Developer Tools

llama.cpp b9109 adds parallel drafting for faster speculative decoding

New release lets multiple draft models run in parallel to boost inference speed.

Deep Dive

The latest release of llama.cpp (b9109) by ggml-org introduces parallel drafting support for speculative decoding, a technique that accelerates autoregressive generation by having a smaller draft model propose tokens that a larger target model then verifies. Instead of a single draft model, this update allows multiple speculator types to be specified in a vector, each running sequentially in a draft loop. At each step, the system picks the best draft (the one maximizing expected accepted tokens) by computing the product of acceptance probability and draft length. Async evaluation keeps drafting efficient while the target model is verifying. This means developers can now combine different draft model strategies — for example, a fast n-gram model and a small transformer — to improve acceptance rates on diverse inputs.
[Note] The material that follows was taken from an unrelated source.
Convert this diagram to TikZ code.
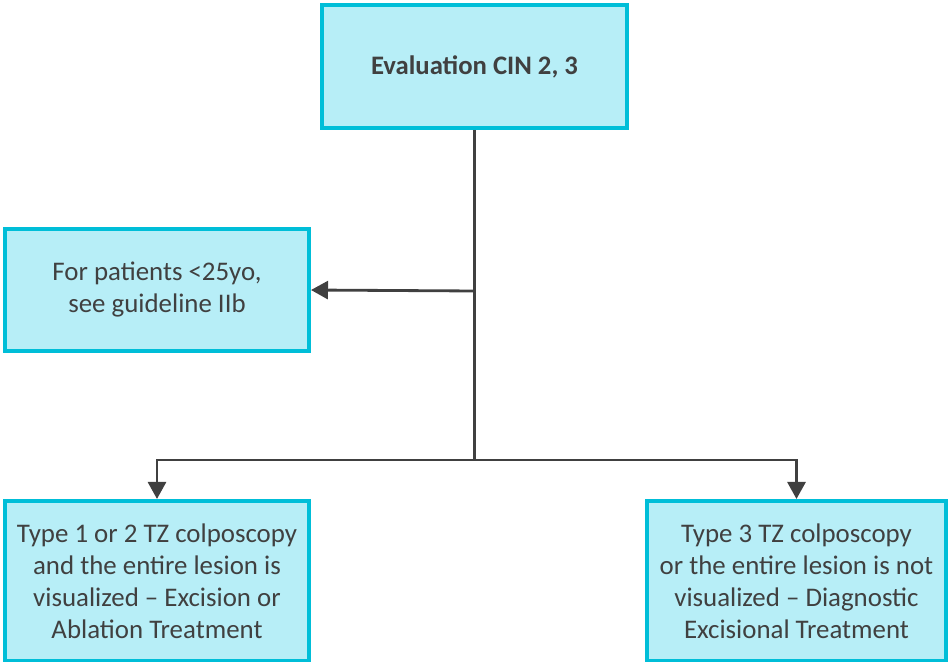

Beyond parallel drafting, the release refactors the entire speculative system, unifying contexts between main and draft models, adding a dedicated context for multi-sequence speculative generation, and fixing image processing through the draft context for multimodal models. The server side gains a draft prompt cache, checkpointing for long-running drafts, and clearer context naming. It also updates the `speculative-simple` example and improves naming consistency across the codebase. The release ships builds for all major platforms including macOS (Apple Silicon with optional KleidiAI acceleration), Linux (CPU, Vulkan, ROCm, OpenVINO, SYCL), Windows (CPU, CUDA, Vulkan, SYCL, HIP), and Android/iOS. As the most-starred open-source LLM inference project (110k+ stars), this update solidifies llama.cpp's position as the go-to engine for local LLM deployment.

Key Points
  • Parallel drafting support: multiple speculator types run sequentially; the best draft (maximizing expected accepted tokens) is selected per iteration.
  • Chain-of-speculators: users can define a chain of draft models using a vector of `common_speculative_type`, with automatic selection based on acceptance probability and draft length.
  • Server improvements include draft prompt caching, checkpointing for non-ckpt models, async eval, and full support for multimodal draft processing.

Why It Matters

Faster, more efficient local LLM inference—developers can now mix draft models to slash latency without sacrificing quality.